Abstract. Single-particle mass spectrometry (SPMS) instruments
characterize the composition of individual aerosol particles in real time.
Their fundamental ability to differentiate the externally mixed particle
types that constitute the atmospheric aerosol population enables a unique
perspective into sources and transformation. However, quantitative
measurements by SPMS systems are inherently problematic. We introduce a new
technique that combines collocated measurements of aerosol composition by
SPMS and size-resolved absolute particle concentrations on aircraft
platforms. Quantitative number, surface area, volume, and mass
concentrations are derived for climate-relevant particle types such as
mineral dust, sea salt, and biomass burning smoke. Additionally, relative
ion signals are calibrated to derive mass concentrations of internally mixed
sulfate and organic material that are distributed across multiple particle
types. The NOAA Particle Analysis by Laser Mass Spectrometry (PALMS) instrument
measures size-resolved aerosol chemical composition from aircraft. We
describe the identification and quantification of nine major atmospheric
particle classes, including sulfate–organic–nitrate mixtures, biomass
burning, elemental carbon, sea salt, mineral dust, meteoric material, alkali
salts, heavy fuel oil combustion, and a remainder class. Classes can be
sub-divided as necessary based on chemical heterogeneity, accumulated
secondary material during aging, or other atmospheric processing.

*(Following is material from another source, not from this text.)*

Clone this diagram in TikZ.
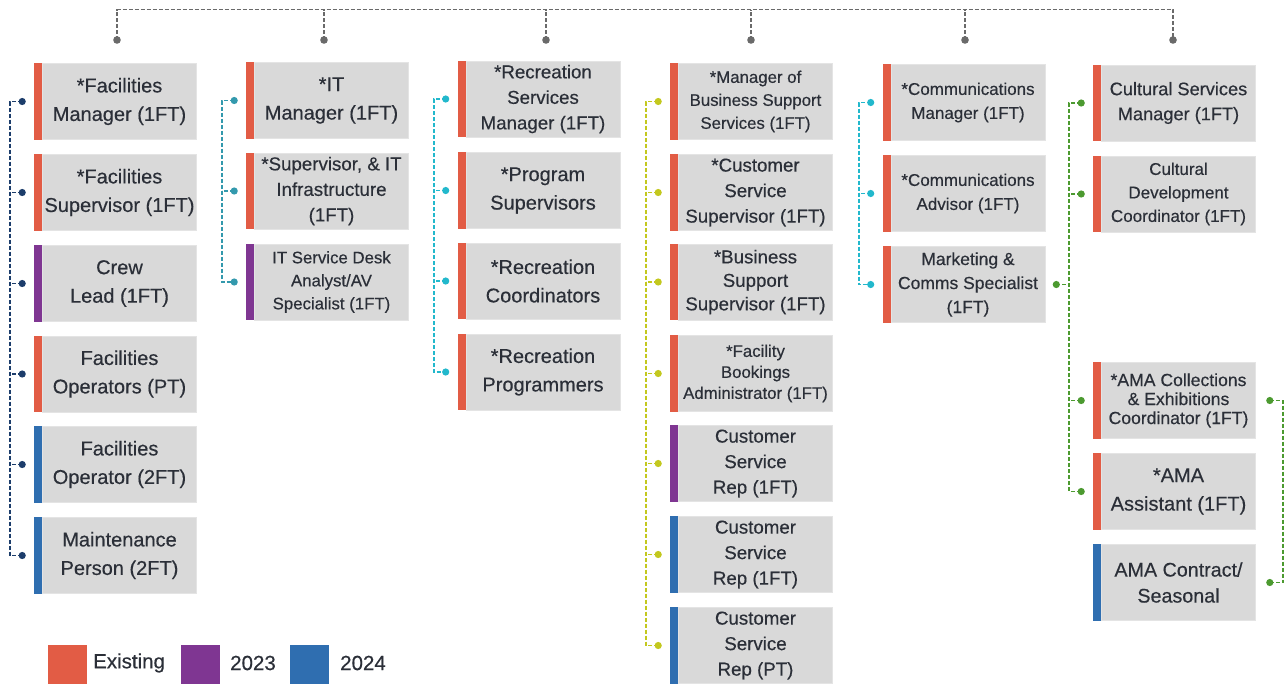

Concentrations are derived for sizes that encompass the accumulation and
coarse size modes. A statistical error analysis indicates that particle
class concentrations can be determined within a few minutes for abundances
above ∼10 ng m−3. Rare particle types require longer
sampling times. We explore the instrumentation requirements and the limitations of the
method for airborne measurements. Reducing the size resolution of the
particle data increases time resolution with only a modest increase in
uncertainty. The principal limiting factor to fast time response
concentration measurements is statistically relevant sampling across the
size range of interest, in particular, sizes D < 0.2 µm for
accumulation-mode studies and D > 2 µm for coarse-mode
analysis. Performance is compared to other airborne and ground-based
composition measurements, and examples of atmospheric mineral dust
concentrations are given. The wealth of information afforded by
composition-resolved size distributions for all major aerosol types
represents a new and powerful tool to characterize atmospheric aerosol
properties in a quantitative fashion.